Hello from Sarah Graves, writing to you again from Eastport, Maine, where I have just returned from a short trip to the outside world. It only took a few days but I feel I got a pretty good dose of what it’s like in a couple of places out there beyond Moose Island, to wit:
We drove with Evelyn the golden retriever to Afton, Virgina, where the southern end of Skyline Drive meets the northern end of the Blue Ridge Parkway. Near here we visited Thomas Jefferson’s home, Monticello.
You’ve probably seen pictures of the place, but I’m here to say they don’t do it justice. Outside, acres of tended grounds show how the inhabitants of a huge household could derive a lot of their sustenance from their land if they used every bit of it carefully and well. The gardens have been recreated with the kinds of plants he would have had, and the very extensive cellars show how everything was preserved and stored. Really the place was more like a small village than a house, and the underground sections hive-like in their separate areas for all kinds of domestic industry.
Inside, the downstairs rooms are lovely but unsurprising, with a tiny family sitting room and larger, more formal chambers for dining and entertaining. It’s the upstairs, showing what private life was like here, that got my imagination going. Tiny, sharply- curving stairways lead up and up to narrow halls and small rooms with alcove beds that must have felt smothering in the summer heat. Only on the third floor does the place seem to open up, especially in the dome room, all windows and light.
One third floor room especially caught my eye; called the “cuddy,” it was never meant to be a room at all. Instead it was leftover space after the dome room was built, an unfinished hideaway that was found and furnished by Jefferson’s granddaughters. They managed to get a “sopha” and desk put into it, and used it as their private reading and writing chamber. I want one just like it for myself, and if you do much reading or writing I’ll bet you’d like one, too. Isn’t it perfect? You got down into it by using a pile of boxes for steps, and once the door closed no one would ever know you were there.
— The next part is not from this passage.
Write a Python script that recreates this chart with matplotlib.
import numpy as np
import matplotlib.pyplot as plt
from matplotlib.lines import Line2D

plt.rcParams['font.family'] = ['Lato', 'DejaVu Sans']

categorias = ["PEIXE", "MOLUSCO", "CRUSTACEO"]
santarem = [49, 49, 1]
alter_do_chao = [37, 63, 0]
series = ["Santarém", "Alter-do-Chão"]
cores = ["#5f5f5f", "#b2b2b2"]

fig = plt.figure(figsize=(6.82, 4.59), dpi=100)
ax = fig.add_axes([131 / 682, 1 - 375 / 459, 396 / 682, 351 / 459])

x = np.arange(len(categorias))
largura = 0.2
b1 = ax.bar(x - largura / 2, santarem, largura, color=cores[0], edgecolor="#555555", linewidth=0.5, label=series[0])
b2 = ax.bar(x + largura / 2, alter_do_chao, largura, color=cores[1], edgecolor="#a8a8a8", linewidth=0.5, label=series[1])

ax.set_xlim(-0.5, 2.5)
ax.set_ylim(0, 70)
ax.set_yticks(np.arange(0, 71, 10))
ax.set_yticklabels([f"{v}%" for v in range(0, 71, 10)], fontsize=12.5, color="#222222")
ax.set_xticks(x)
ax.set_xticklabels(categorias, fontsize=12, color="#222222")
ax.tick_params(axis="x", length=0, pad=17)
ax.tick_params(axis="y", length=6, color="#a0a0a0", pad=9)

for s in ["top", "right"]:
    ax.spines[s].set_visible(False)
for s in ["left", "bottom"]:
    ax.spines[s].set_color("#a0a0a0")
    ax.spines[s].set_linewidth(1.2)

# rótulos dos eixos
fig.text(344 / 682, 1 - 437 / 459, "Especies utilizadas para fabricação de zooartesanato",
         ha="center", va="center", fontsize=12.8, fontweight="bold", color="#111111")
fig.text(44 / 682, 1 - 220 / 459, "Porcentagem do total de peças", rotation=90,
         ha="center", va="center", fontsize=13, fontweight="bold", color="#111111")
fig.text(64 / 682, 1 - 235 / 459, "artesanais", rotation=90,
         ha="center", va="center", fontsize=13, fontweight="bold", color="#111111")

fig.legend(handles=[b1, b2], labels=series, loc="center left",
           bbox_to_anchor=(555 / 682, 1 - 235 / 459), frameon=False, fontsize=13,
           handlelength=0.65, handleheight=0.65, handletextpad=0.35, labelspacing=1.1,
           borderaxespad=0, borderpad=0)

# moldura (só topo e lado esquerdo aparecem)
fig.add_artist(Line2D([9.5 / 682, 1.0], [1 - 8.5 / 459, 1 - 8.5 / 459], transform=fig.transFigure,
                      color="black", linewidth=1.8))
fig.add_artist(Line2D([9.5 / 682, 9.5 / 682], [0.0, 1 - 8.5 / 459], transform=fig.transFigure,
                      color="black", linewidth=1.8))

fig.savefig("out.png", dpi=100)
This part of Virginia is full of acres and acres of rolling hills, newly mown hayfields, miles of board fences, and old rock walls, plus grand old mansions barely visible behind groves of trees. Of course I imagine dastardly deeds being perpetrated in the mansions and the results of those deeds being buried at midnight on the grounds, preferably by lantern-light. Or the houses might hide operatives guarding spies whose covers have been blown, the dwellings themselves owned by agencies so secret, they don’t have names. But you know, that’s just me.
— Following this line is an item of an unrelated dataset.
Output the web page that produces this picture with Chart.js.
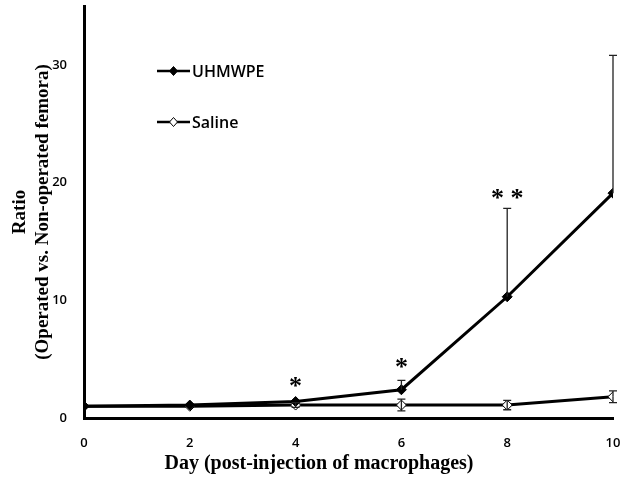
<!DOCTYPE html>
<html>
<head>
<meta charset="utf-8">
<script src="https://cdn.jsdelivr.net/npm/chart.js@4/dist/chart.umd.min.js"></script>
<style>
  html, body { margin: 0; padding: 0; background: #fff; }
  #wrap { width: 624px; height: 477px; }
</style>
</head>
<body>
<div id="wrap"><canvas id="chartRatio"></canvas></div>
<script>
// datos
const days = [0, 2, 4, 6, 8, 10];
const uhmwpe = [1.0, 1.1, 1.4, 2.4, 10.3, 19.1];
const uhmwpeErr = [0, 0.1, 0.1, 0.8, 7.5, 11.7];
const saline = [1.0, 1.0, 1.1, 1.1, 1.1, 1.8];
const salineErr = [0.05, 0.1, 0.2, 0.5, 0.4, 0.5];
const marks = ['', '', '*', '*', '* *', ''];
const markValues = [0, 0, 3.2, 4.8, 19.2, 0];
const yTicks = [0, 10, 20, 30];

const serif = '"Liberation Serif", "Times New Roman", serif';
const sans = '"Open Sans", "Liberation Sans", sans-serif';

// barras de error + asteriscos + título X
const extras = {
  id: 'extras',
  afterDatasetsDraw(chart) {
    const { ctx, scales: { x, y } } = chart;
    ctx.save();
    ctx.strokeStyle = '#222';
    ctx.lineWidth = 1.3;
    const bar = (xv, lo, hi) => {
      const px = x.getPixelForValue(xv);
      const p1 = y.getPixelForValue(lo), p2 = y.getPixelForValue(hi);
      ctx.beginPath();
      ctx.moveTo(px, p1); ctx.lineTo(px, p2);
      ctx.moveTo(px - 4, p2); ctx.lineTo(px + 4, p2);
      ctx.stroke();
    };
    days.forEach((d, i) => {
      if (uhmwpeErr[i] > 0.3) bar(d, uhmwpe[i], uhmwpe[i] + uhmwpeErr[i]);
      if (salineErr[i] > 0.15) {
        bar(d, saline[i], saline[i] + salineErr[i]);
        bar(d, saline[i], saline[i] - salineErr[i]);
      }
    });
    ctx.fillStyle = '#000';
    ctx.font = 'bold 26px ' + serif;
    ctx.textAlign = 'center';
    ctx.textBaseline = 'middle';
    days.forEach((d, i) => {
      if (!marks[i]) return;
      ctx.fillText(marks[i], x.getPixelForValue(d), y.getPixelForValue(markValues[i]) + 7);
    });
    ctx.font = 'bold 20px ' + serif;
    ctx.fillText('Day (post-injection of macrophages)', 319, 464);
    ctx.restore();
  }
};

// leyenda dentro del área
const legendBox = {
  id: 'legendBox',
  afterDraw(chart) {
    const { ctx } = chart;
    const items = [
      { label: 'UHMWPE', fill: '#000', top: 71 },
      { label: 'Saline', fill: '#fff', top: 122 }
    ];
    ctx.save();
    items.forEach(it => {
      ctx.strokeStyle = '#000';
      ctx.lineWidth = 2.5;
      ctx.beginPath();
      ctx.moveTo(157, it.top); ctx.lineTo(190, it.top);
      ctx.stroke();
      ctx.fillStyle = it.fill;
      ctx.lineWidth = 1;
      ctx.beginPath();
      ctx.moveTo(173.5, it.top - 4.5); ctx.lineTo(177.5, it.top);
      ctx.lineTo(173.5, it.top + 4.5); ctx.lineTo(169.5, it.top);
      ctx.closePath();
      ctx.fill(); ctx.stroke();
      ctx.fillStyle = '#000';
      ctx.font = '600 16px ' + sans;
      ctx.textBaseline = 'middle';
      ctx.fillText(it.label, 192, it.top + 1);
    });
    ctx.restore();
  }
};

new Chart(document.getElementById('chartRatio'), {
  type: 'line',
  data: {
    datasets: [
      {
        label: 'UHMWPE',
        data: days.map((d, i) => ({ x: d, y: uhmwpe[i] })),
        borderColor: '#000',
        backgroundColor: '#000',
        borderWidth: 3,
        pointStyle: 'rectRot',
        pointRadius: 5,
        pointBorderWidth: 1,
        tension: 0
      },
      {
        label: 'Saline',
        data: days.map((d, i) => ({ x: d, y: saline[i] })),
        borderColor: '#000',
        backgroundColor: '#fff',
        borderWidth: 3,
        pointStyle: 'rectRot',
        pointRadius: 5,
        pointBorderWidth: 1,
        tension: 0
      }
    ]
  },
  options: {
    responsive: true,
    maintainAspectRatio: false,
    animation: false,
    layout: { padding: { top: 5, right: 11, left: 0, bottom: 0 } },
    plugins: { legend: { display: false }, tooltip: { enabled: false } },
    scales: {
      x: {
        type: 'linear',
        min: 0, max: 10,
        ticks: { stepSize: 2, color: '#000', font: { family: sans, size: 13, weight: '600' }, padding: 12 },
        grid: { display: false, drawTicks: true, tickLength: 5, tickColor: '#000' },
        border: { color: '#000', width: 3 },
        title: { display: false },
        afterFit(scale) { scale.height = 59; scale.paddingLeft = 0; scale.paddingRight = 0; }
      },
      y: {
        min: 0, max: 35,
        afterBuildTicks(scale) { scale.ticks = yTicks.map(v => ({ value: v })); },
        ticks: { color: '#000', font: { family: sans, size: 13, weight: '600' }, padding: 12 },
        grid: { display: false, drawTicks: true, tickLength: 5, tickColor: '#000' },
        border: { color: '#000', width: 3 },
        title: { display: true, text: ['Ratio', '(Operated vs. Non-operated femora)'], color: '#000',
                 font: { family: serif, size: 19, weight: 'bold', lineHeight: 1.2 }, padding: { top: 9, bottom: 4 } },
        afterFit(scale) { scale.width = 84; scale.paddingTop = 0; scale.paddingBottom = 0; }
      }
    }
  },
  plugins: [extras, legendBox]
});
</script>
</body>
</html>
Winding along the ridgetop of the Shenandoahs, Skyline Drive was built during the Depression by members of the Citizens Conservation Corps, out-of-work men who earned their keep plus money to send home to their families. Well, actually they didn’t build the road itself; that was done by engineers. But they landscaped both sides of it, constructed the rock walls that keep people from flying off into the astonishing views, and put all the land around it back into its natural state. The CCC is a story in itself and one I intend to learn more about; for now I just imagine all of them starting out sad, discouraged and beaten down, but then getting fit and strong, having good work to do, and managing to support the home folks, too, with this excellent project.
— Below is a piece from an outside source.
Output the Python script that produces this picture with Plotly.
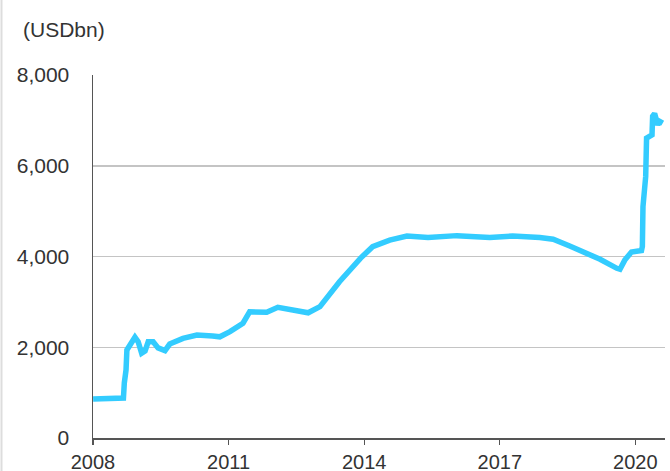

After we visited Monticello and the Shenandoahs we went on to Gettysburg, which was a complete revelation to me. I knew vaguely about it, and about Mainer Joshua Chamberlain, the Bowdoin academic who was given a sabbatical to learn some more languages (he already knew nine) so that he would quit talking up the war on campus, but the minute he got the chance he enlisted in the Union Army instead, and ended up pretty much saving everybody’s bacon. But that’s for another time; right now I’ll just say that standing on the very same boulder that somebody once scrambled up onto with a rifle in his hand and a knife clenched between his teeth was an interesting experience.